The Red Wings' defense will get a nice test against the Capitals (Oct. 22) and the San Jose Sharks (Oct. 28) before the end of the month. Detroit's next game is Friday against Columbus after nearly a week off. The Wings are ready to get at it. "It's painful for the players and painful for me," Babcock said. "We like to play games. That's just the way it is."
• Count Blashill among those in favor of hybrid icing in the NHL. He had it in the USHL and college ranks and agreed that making the switch is a no-brainer. "I loved it; I lived it for three years," he said. "It makes it hard on the linesmen; they're going to make judgements a little bit more. So you have a few miscalls -- who cares? It's better than the one [major] injury you may have."
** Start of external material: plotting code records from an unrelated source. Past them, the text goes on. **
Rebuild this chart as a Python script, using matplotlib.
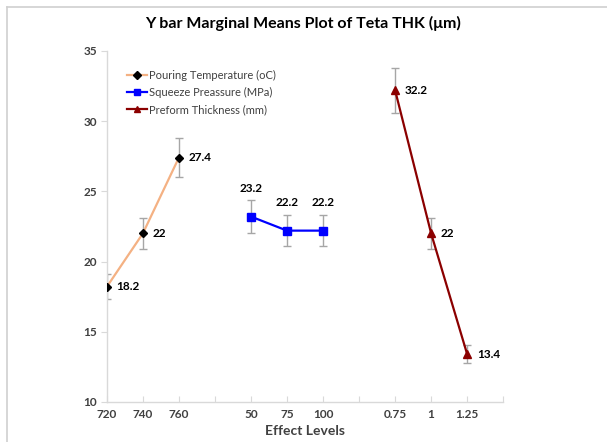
import matplotlib
matplotlib.use('Agg')
import matplotlib.pyplot as plt
from matplotlib.lines import Line2D
import numpy as np

plt.rcParams['font.family'] = ['Lato', 'DejaVu Sans']

# Category slots along the x axis (blank slots split the three factors)
tickLabels = ['720', '740', '760', '', '50', '75', '100', '', '0.75', '1', '1.25']

pouringPos = [0, 1, 2]
pouringMean = [18.2, 22, 27.4]
pouringErr = [0.9, 1.1, 1.4]

squeezePos = [4, 5, 6]
squeezeMean = [23.2, 22.2, 22.2]
squeezeErr = [1.15, 1.1, 1.1]

preformPos = [8, 9, 10]
preformMean = [32.2, 22, 13.4]
preformErr = [1.6, 1.1, 0.65]

seriesNames = ['Pouring Temperature (oC)', 'Squeeze Preassure (MPa)', 'Preform Thickness (mm)']

fig = plt.figure(figsize=(6.07, 4.42), dpi=100)
ax = fig.add_axes([0.176, 0.0905, 0.653, 0.7945])

axisGray = '#d9d9d9'
textGray = '#404040'
errGray = '#a6a6a6'

def drawSeries(pos, mean, err, lineColor, marker, markerColor, msize):
    ax.errorbar(pos, mean, yerr=err, fmt='none', ecolor=errGray, elinewidth=1.0,
                capsize=3, capthick=1.0, zorder=2)
    ax.plot(pos, mean, color=lineColor, lw=1.6, marker=marker, ms=msize,
            mfc=markerColor, mec=markerColor, zorder=3)

drawSeries(pouringPos, pouringMean, pouringErr, '#f4b183', 'D', 'black', 4.5)
drawSeries(squeezePos, squeezeMean, squeezeErr, '#0000ff', 's', '#0000ff', 5.5)
drawSeries(preformPos, preformMean, preformErr, '#8b0000', '^', '#8b0000', 6)

# value labels
for p, v in zip(pouringPos, pouringMean):
    ax.annotate(f'{v:g}', (p, v), xytext=(7, 0), textcoords='offset points',
                ha='left', va='center', fontsize=8.5, fontweight='bold', color='black')
for p, v in zip(squeezePos, squeezeMean):
    ax.annotate(f'{v:g}', (p, v), xytext=(0, 20), textcoords='offset points',
                ha='center', va='center', fontsize=8.5, fontweight='bold', color='black')
for p, v in zip(preformPos, preformMean):
    ax.annotate(f'{v:g}', (p, v), xytext=(7, 0), textcoords='offset points',
                ha='left', va='center', fontsize=8.5, fontweight='bold', color='black')

ax.set_xlim(0, 11)
ax.set_ylim(10, 35)
ax.set_xticks(np.arange(12))
ax.set_xticklabels(tickLabels + [''])
ax.set_yticks(np.arange(10, 36, 5))

for s in ['top', 'right']:
    ax.spines[s].set_visible(False)
for s in ['left', 'bottom']:
    ax.spines[s].set_color(axisGray)
    ax.spines[s].set_linewidth(1.0)

ax.tick_params(axis='x', direction='in', length=4, color=axisGray, pad=5,
               labelsize=8.5, labelcolor=textGray)
ax.tick_params(axis='y', direction='out', length=4, color=axisGray, pad=3,
               labelsize=8.5, labelcolor=textGray)
for lbl in ax.get_xticklabels() + ax.get_yticklabels():
    lbl.set_fontweight('bold')

ax.set_xlabel('Effect Levels', fontsize=10, fontweight='bold', color=textGray, labelpad=4)
fig.text(0.5, 0.948, 'Y bar Marginal Means Plot of Teta THK (μm)', ha='center', va='center',
         fontsize=11.5, fontweight='bold', color='black')

handles = [
    Line2D([], [], color='#f4b183', lw=1.6, marker='D', ms=4, mfc='black', mec='black'),
    Line2D([], [], color='#0000ff', lw=1.6, marker='s', ms=5, mfc='#0000ff', mec='#0000ff'),
    Line2D([], [], color='#8b0000', lw=1.6, marker='^', ms=5, mfc='#8b0000', mec='#8b0000'),
]
leg = ax.legend(handles, seriesNames, loc='upper left', bbox_to_anchor=(0.025, 0.975),
                frameon=False, fontsize=8, handlelength=1.8, handletextpad=0.2,
                labelspacing=0.55, labelcolor=textGray)

# outer chart border (top and left edges)
fig.add_artist(Line2D([7 / 607, 1], [1 - 7 / 442, 1 - 7 / 442], color='#d0d0d0', lw=1.2,
                      transform=fig.transFigure))
fig.add_artist(Line2D([7 / 607, 7 / 607], [0, 1 - 7 / 442], color='#d0d0d0', lw=1.2,
                      transform=fig.transFigure))

fig.savefig('out.png', dpi=100)
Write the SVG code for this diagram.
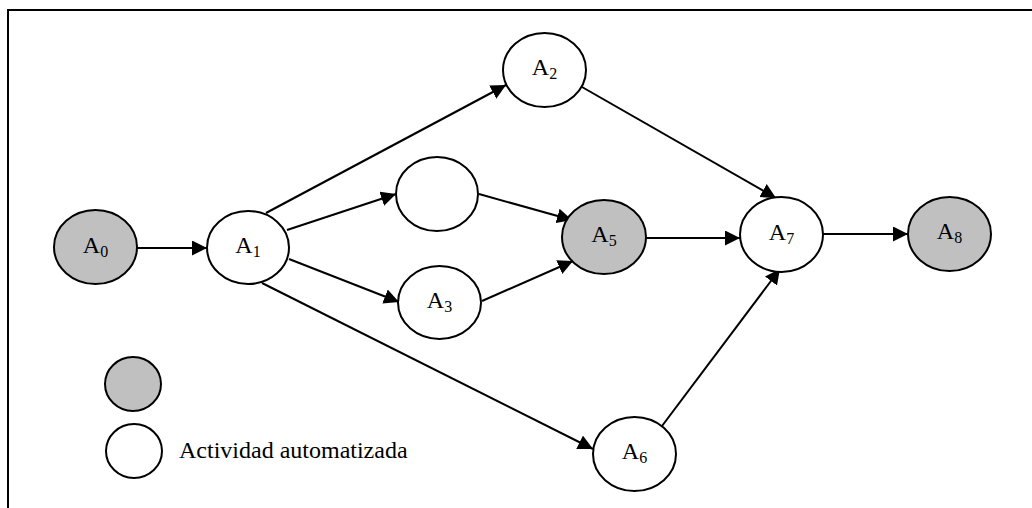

• Scott Arniel and Scott Howson got a vote of confidence from team president Mike Priest, according to The Columbus Dispatch. Priest is waiting until the full roster takes the ice before making judgments on the team. Between injuries and Wisniewski's suspension, Columbus has played all of this season short-handed. "We hoped we wouldn't be where we are," Priest told the Dispatch. "We have to keep pushing through this, but we also need to see our team. We don't have our team." Give GM Howson credit. He's not using the injuries as an excuse. He pointed to the Penguins as a team that has overcome even more injuries than Columbus and is still finding ways to win.
• Maybe we shouldn't be too surprised by Phil Kessel's hot start. He has more career goals in October (27) than any other month (besides April) despite playing the fewest games then. Since 2008-09, Kessel has the highest goals-per-game rate in the NHL at 0.77. Marian Gaborik is second at 0.67.